Exercise goal.
Output the lines below exactly, please, from the first line until the line with "2.03, 1.96, 1.93, 1.86, 1.92, 1.82, 1.80, 1.76, 1.70]", counting both.
-- Start Information provided --
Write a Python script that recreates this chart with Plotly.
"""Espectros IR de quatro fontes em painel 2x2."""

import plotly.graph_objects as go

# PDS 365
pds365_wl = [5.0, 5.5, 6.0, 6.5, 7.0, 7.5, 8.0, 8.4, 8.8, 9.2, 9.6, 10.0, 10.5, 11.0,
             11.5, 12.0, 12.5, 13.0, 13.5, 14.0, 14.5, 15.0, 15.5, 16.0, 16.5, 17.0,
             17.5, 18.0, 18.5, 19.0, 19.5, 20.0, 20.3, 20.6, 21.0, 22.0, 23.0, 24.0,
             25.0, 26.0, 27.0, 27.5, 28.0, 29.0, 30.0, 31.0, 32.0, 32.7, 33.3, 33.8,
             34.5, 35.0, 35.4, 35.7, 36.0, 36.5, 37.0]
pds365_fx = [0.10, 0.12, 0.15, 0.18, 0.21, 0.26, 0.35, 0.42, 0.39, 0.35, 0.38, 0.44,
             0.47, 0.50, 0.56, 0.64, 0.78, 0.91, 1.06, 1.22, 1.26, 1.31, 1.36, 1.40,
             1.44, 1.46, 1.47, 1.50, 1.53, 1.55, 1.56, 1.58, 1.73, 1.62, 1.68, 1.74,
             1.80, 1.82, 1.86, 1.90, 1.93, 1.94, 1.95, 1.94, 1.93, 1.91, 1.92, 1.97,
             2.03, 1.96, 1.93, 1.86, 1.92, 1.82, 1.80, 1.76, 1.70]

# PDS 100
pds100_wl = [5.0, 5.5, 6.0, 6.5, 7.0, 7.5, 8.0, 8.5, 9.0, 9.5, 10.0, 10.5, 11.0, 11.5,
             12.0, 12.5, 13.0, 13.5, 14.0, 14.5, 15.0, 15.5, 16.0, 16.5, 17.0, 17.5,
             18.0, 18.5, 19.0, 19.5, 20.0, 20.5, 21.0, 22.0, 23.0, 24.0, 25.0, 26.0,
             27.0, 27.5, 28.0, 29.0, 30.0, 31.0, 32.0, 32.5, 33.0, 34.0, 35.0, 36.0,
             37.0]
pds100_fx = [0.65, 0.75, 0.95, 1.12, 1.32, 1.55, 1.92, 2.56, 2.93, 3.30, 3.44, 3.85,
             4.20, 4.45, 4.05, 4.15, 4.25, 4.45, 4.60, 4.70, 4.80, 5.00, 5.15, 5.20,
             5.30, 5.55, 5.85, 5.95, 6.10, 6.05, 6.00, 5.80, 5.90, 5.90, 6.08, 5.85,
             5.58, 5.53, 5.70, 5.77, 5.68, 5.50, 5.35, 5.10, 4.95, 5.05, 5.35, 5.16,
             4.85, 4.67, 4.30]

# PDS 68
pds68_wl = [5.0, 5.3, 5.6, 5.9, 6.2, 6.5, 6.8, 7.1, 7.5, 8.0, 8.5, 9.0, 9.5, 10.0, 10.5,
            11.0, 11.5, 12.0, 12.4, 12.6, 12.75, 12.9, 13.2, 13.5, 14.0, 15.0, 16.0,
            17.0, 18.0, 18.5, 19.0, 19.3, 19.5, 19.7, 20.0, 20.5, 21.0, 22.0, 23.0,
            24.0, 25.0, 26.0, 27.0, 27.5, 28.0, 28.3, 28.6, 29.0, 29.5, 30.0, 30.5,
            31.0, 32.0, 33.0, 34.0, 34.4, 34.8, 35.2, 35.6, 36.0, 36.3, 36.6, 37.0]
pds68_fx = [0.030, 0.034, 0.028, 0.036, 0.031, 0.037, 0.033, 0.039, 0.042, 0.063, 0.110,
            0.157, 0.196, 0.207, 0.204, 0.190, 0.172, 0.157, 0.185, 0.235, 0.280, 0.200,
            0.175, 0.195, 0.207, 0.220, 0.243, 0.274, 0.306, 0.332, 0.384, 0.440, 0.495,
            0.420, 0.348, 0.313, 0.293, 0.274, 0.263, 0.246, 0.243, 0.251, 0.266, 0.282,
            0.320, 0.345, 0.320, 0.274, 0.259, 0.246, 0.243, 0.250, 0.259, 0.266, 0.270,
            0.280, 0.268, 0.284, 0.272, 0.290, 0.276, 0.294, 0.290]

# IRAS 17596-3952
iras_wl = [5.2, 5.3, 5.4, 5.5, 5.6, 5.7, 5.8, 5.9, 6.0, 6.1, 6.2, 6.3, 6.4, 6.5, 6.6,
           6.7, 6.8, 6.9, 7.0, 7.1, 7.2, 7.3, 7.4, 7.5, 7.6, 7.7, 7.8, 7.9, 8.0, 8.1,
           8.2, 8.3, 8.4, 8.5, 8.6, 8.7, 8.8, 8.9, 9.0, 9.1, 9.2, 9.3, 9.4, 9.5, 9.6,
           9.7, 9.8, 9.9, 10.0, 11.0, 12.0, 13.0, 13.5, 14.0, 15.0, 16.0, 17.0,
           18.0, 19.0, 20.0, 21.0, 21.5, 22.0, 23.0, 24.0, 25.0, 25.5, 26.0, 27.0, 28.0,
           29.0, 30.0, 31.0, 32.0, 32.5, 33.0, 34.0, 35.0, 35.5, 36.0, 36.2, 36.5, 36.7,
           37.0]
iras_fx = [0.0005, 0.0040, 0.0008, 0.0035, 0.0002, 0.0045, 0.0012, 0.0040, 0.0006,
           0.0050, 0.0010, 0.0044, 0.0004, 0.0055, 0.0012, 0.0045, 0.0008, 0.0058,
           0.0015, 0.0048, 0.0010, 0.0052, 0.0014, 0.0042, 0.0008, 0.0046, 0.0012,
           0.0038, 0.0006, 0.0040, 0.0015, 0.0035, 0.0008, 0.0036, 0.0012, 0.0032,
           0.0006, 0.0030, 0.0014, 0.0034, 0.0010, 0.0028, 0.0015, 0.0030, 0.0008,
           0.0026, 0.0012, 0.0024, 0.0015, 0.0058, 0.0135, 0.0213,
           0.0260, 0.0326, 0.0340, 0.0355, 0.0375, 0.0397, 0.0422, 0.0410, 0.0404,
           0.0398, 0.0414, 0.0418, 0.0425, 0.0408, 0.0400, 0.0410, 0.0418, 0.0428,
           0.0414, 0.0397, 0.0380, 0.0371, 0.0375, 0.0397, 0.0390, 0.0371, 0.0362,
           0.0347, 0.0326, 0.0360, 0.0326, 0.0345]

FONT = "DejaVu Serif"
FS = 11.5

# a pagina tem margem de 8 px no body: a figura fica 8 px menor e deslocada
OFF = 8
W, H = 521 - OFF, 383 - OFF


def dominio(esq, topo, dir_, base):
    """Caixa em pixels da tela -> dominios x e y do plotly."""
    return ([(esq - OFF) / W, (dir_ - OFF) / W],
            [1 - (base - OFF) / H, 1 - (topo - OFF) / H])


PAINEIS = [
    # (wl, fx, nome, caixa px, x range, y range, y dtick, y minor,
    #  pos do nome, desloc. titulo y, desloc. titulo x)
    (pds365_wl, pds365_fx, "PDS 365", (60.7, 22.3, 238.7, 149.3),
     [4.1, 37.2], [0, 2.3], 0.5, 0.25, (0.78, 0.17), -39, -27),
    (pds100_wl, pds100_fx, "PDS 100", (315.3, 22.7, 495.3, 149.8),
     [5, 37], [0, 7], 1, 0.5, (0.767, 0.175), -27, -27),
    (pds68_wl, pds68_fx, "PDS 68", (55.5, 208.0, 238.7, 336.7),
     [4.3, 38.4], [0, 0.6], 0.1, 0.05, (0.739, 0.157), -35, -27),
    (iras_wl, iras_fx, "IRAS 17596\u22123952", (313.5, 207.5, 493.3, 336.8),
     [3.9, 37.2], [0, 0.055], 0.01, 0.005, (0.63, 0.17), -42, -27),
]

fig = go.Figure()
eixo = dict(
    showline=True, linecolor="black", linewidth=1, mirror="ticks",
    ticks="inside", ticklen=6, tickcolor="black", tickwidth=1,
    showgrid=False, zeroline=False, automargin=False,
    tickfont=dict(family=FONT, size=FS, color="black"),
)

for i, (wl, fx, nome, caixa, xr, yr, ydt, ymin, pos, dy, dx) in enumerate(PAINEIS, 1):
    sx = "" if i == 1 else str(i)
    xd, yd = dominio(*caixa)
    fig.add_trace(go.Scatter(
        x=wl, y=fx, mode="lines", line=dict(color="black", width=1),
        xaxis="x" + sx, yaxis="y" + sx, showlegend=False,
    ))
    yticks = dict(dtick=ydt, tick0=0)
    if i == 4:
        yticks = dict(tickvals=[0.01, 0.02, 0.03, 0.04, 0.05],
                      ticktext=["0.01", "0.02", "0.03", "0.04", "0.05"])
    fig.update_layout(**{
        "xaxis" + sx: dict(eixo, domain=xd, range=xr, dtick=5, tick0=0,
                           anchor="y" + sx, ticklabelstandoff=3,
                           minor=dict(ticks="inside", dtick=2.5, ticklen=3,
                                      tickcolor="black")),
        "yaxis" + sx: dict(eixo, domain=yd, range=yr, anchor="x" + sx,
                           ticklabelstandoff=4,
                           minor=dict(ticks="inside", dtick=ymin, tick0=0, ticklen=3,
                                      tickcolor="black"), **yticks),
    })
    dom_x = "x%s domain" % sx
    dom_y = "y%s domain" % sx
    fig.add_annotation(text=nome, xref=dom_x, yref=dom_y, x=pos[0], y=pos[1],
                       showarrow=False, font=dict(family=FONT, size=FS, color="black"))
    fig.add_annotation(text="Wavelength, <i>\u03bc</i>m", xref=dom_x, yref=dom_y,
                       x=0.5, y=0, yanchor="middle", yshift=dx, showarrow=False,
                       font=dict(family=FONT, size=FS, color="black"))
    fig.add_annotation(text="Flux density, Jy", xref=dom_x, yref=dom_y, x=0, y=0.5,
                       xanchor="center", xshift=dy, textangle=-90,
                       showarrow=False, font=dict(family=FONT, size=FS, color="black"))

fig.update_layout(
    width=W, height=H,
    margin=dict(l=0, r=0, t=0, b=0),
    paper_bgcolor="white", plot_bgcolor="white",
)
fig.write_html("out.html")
-- End Information provided --
Solution to this problem.
Write a Python script that recreates this chart with Plotly.
"""Espectros IR de quatro fontes em painel 2x2."""

import plotly.graph_objects as go

# PDS 365
pds365_wl = [5.0, 5.5, 6.0, 6.5, 7.0, 7.5, 8.0, 8.4, 8.8, 9.2, 9.6, 10.0, 10.5, 11.0,
             11.5, 12.0, 12.5, 13.0, 13.5, 14.0, 14.5, 15.0, 15.5, 16.0, 16.5, 17.0,
             17.5, 18.0, 18.5, 19.0, 19.5, 20.0, 20.3, 20.6, 21.0, 22.0, 23.0, 24.0,
             25.0, 26.0, 27.0, 27.5, 28.0, 29.0, 30.0, 31.0, 32.0, 32.7, 33.3, 33.8,
             34.5, 35.0, 35.4, 35.7, 36.0, 36.5, 37.0]
pds365_fx = [0.10, 0.12, 0.15, 0.18, 0.21, 0.26, 0.35, 0.42, 0.39, 0.35, 0.38, 0.44,
             0.47, 0.50, 0.56, 0.64, 0.78, 0.91, 1.06, 1.22, 1.26, 1.31, 1.36, 1.40,
             1.44, 1.46, 1.47, 1.50, 1.53, 1.55, 1.56, 1.58, 1.73, 1.62, 1.68, 1.74,
             1.80, 1.82, 1.86, 1.90, 1.93, 1.94, 1.95, 1.94, 1.93, 1.91, 1.92, 1.97,
             2.03, 1.96, 1.93, 1.86, 1.92, 1.82, 1.80, 1.76, 1.70]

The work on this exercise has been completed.